[start]

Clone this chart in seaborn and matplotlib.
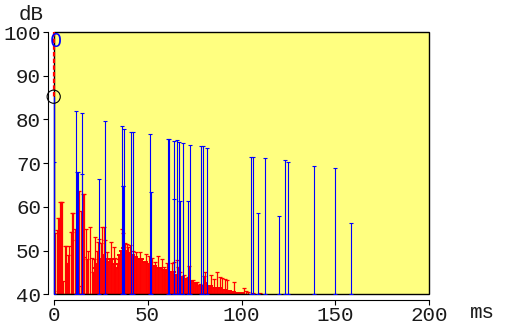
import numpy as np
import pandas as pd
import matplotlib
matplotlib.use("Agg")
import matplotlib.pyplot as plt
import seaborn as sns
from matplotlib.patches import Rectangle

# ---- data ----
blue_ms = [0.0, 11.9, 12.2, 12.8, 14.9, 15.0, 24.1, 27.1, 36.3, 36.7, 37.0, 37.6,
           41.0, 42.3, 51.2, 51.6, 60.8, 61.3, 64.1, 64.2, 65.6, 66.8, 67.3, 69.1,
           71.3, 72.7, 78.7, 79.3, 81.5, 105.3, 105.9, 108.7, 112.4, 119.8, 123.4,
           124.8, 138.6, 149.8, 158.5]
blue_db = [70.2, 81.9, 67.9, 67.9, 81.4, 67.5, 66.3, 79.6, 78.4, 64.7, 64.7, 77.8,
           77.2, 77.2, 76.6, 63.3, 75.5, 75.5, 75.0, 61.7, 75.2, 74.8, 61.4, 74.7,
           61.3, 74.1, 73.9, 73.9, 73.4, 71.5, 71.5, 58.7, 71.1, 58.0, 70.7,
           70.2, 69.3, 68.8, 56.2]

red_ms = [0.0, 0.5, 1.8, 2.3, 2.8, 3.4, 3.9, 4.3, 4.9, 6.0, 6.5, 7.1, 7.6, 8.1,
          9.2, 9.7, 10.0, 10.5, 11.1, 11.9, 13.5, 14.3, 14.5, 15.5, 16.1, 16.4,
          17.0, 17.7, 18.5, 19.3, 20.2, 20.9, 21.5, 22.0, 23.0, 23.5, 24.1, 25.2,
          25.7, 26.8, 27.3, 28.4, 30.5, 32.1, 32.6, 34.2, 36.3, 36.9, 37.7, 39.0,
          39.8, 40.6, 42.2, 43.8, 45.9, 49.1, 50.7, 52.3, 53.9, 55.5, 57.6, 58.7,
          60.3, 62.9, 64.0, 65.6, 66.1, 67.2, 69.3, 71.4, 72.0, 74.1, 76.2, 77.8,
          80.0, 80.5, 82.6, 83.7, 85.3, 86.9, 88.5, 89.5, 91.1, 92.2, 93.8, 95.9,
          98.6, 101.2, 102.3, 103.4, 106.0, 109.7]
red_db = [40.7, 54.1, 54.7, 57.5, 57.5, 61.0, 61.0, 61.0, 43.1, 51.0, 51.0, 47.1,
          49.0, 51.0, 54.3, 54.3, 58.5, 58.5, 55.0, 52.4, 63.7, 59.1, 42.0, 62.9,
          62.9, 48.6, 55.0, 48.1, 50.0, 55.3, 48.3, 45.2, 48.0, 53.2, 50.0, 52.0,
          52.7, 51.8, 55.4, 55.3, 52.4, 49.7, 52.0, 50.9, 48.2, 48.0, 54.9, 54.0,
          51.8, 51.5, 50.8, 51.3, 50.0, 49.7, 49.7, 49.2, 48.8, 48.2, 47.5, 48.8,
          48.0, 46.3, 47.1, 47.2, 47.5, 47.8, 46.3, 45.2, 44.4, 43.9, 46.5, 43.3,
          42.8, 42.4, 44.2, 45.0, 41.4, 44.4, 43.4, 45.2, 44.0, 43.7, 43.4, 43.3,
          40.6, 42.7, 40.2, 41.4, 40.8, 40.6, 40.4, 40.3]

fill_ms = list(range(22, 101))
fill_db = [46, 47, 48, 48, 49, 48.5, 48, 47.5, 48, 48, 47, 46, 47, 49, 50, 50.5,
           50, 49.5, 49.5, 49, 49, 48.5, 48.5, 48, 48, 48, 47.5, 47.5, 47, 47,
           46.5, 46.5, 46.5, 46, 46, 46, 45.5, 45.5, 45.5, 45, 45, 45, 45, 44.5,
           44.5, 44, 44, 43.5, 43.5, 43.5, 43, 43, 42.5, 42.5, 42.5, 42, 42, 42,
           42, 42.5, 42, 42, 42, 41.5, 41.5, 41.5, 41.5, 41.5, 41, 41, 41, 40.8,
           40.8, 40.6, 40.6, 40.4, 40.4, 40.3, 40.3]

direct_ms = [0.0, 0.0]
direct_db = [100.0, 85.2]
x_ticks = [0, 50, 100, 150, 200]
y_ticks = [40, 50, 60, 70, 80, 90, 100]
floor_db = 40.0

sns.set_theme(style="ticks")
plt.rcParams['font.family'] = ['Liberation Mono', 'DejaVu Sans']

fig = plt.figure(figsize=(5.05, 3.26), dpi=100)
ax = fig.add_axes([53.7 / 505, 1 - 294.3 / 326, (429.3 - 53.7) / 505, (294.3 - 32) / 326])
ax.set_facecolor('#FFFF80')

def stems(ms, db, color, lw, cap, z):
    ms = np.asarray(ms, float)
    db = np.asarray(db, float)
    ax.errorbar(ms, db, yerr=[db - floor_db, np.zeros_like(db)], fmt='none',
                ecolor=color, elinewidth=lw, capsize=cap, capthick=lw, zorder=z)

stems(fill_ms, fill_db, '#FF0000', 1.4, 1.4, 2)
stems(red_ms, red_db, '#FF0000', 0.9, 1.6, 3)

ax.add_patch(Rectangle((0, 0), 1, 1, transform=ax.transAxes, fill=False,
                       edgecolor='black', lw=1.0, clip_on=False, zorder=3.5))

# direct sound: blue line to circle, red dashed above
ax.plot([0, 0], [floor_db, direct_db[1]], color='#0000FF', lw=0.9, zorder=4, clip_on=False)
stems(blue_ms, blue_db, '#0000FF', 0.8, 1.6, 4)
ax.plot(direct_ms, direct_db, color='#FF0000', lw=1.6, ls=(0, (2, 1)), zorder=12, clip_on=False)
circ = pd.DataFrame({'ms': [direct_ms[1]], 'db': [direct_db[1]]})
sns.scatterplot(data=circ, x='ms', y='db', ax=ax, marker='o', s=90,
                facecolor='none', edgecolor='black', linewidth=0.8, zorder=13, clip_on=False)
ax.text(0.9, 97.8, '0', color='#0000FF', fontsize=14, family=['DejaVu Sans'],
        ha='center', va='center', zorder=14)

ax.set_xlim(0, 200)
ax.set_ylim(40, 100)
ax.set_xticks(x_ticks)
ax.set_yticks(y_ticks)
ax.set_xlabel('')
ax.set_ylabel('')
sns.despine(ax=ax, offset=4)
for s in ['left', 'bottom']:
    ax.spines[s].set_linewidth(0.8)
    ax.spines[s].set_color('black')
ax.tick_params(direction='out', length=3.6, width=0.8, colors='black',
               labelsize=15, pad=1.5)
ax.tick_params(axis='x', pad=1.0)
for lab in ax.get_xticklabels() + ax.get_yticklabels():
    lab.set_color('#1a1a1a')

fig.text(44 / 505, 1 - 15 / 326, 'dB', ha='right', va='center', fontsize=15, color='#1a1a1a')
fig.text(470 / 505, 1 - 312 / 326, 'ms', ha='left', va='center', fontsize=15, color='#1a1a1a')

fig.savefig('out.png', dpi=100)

[end]

Return nothing but the lines running from the start of the data to the line with "70.2, 69.3, 68.8, 56.2]", please, both ends included and no pictures.

Clone this chart in seaborn and matplotlib.
import numpy as np
import pandas as pd
import matplotlib
matplotlib.use("Agg")
import matplotlib.pyplot as plt
import seaborn as sns
from matplotlib.patches import Rectangle

# ---- data ----
blue_ms = [0.0, 11.9, 12.2, 12.8, 14.9, 15.0, 24.1, 27.1, 36.3, 36.7, 37.0, 37.6,
           41.0, 42.3, 51.2, 51.6, 60.8, 61.3, 64.1, 64.2, 65.6, 66.8, 67.3, 69.1,
           71.3, 72.7, 78.7, 79.3, 81.5, 105.3, 105.9, 108.7, 112.4, 119.8, 123.4,
           124.8, 138.6, 149.8, 158.5]
blue_db = [70.2, 81.9, 67.9, 67.9, 81.4, 67.5, 66.3, 79.6, 78.4, 64.7, 64.7, 77.8,
           77.2, 77.2, 76.6, 63.3, 75.5, 75.5, 75.0, 61.7, 75.2, 74.8, 61.4, 74.7,
           61.3, 74.1, 73.9, 73.9, 73.4, 71.5, 71.5, 58.7, 71.1, 58.0, 70.7,
           70.2, 69.3, 68.8, 56.2]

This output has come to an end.